But at the same time, your online course needs a beginning, middle and end that relate to the group:
- a beginning that introduces and orientates the learners to each other and the tutor (and the VLE if new to them),
- a middle consisting of learners working collaboratively and individually on tasks relating to the course content, and
- an end in which learners celebrate achievements, share final products or projects, and say goodbye to the group.
So far, so clear, and as many teachers would point out, not so different to what we do in face-to-face classes. However, as Gilly Salmon was one of the first to point out, a purely online course needs an overt socialising phase if the group is to gel, and participants are to work effectively together online during the rest of the course. The socialising, or ‘climate setting’ phase, is of paramount importance online, and it’s not always obvious how to do this online. (Of course online, just as in face-to-face classes, there will always be participants who hate working with peers, and prefer to work alone. To what extent these participants should be forced into pair work is debatable.)

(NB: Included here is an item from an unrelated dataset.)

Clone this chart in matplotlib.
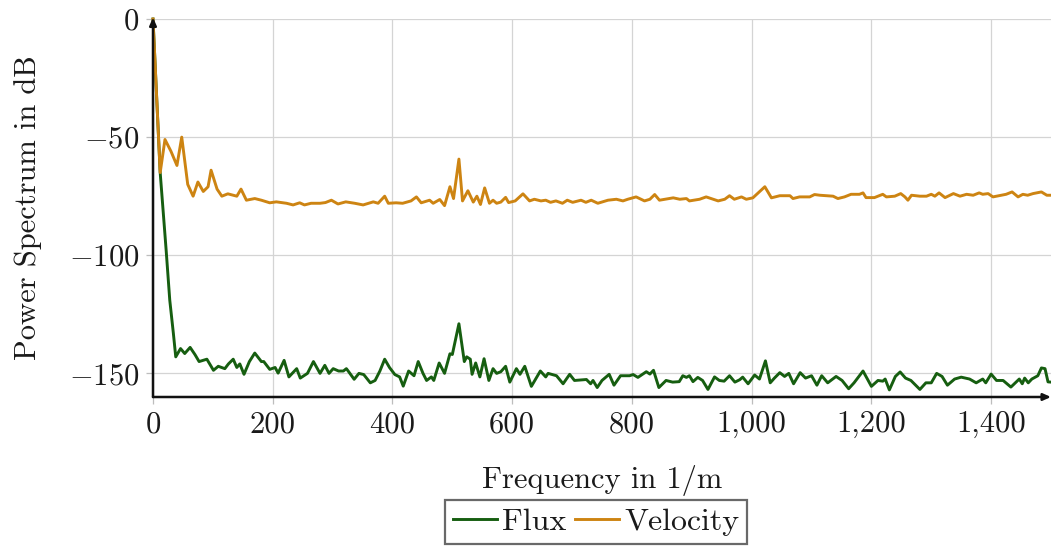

Let me describe just two beginning activities for an online course. The challenge with purely online courses is to make these kinds of activities fun and challenging, and hopefully the two activities below are just that (please feel free to disagree in the comments, and/or to provide other beginning activities!):
Activity 1: Profiles 3-2-1
As one of your beginning activities on an online course, it is always a good idea to get participants to fill in their profile if you are using a VLE. You can spice up the potentially rather humdrum info participants will inevitably post by also asking them to include three, two and one things about x, y and z, e.g.:
- 3 of your favourite songs
- 2 unusual things you have eaten
- 1 thing you would change about yourself if you could
For online language students, the 3 – 2 – 1 items above can be made more or less linguistically challenging, depending on the level. Topics can also be chosen depending on who your online students are – for online teacher training courses, for example, participants could add 1 thing they particularly love about teaching…. best to ensure a mix of unusual topics in your 3-2-1 activity though.
Task stages:
1 Ask your online students to complete their individual profiles in the VLE, including general information about themselves, and the 3-2-1 points you think will work well for the group.
2 Make sure that your own profile is already completed, and follows the same guidelines. This will be a helpful model for your students in terms of length, style and content.
3 Ask participants to read the profiles of their course colleagues, and to send an e-mail to one or two of them, asking for further information about any point(s) in the profile that interest them. You could set this up as a chain, so that each participant is sure to receive one e-mail from a course colleague, about their profile.
4 A week or so later, prepare a quiz based on the unusual information in the profiles, and get participants to complete it to see how much they remember about their course colleagues — they can of course also look at the profiles again to jog their memories! Make absolutely sure that there is one quiz question per participant profile, including yourself, and that no one is left out!
Activity 2: Glog yourself!
This is an activity that uses a great free online tool called Glogster. Glogster allows you to produce a single webpage in the form of a poster, to which you can add text, images, audio and video. It’s a sort of all singing and dancing online poster.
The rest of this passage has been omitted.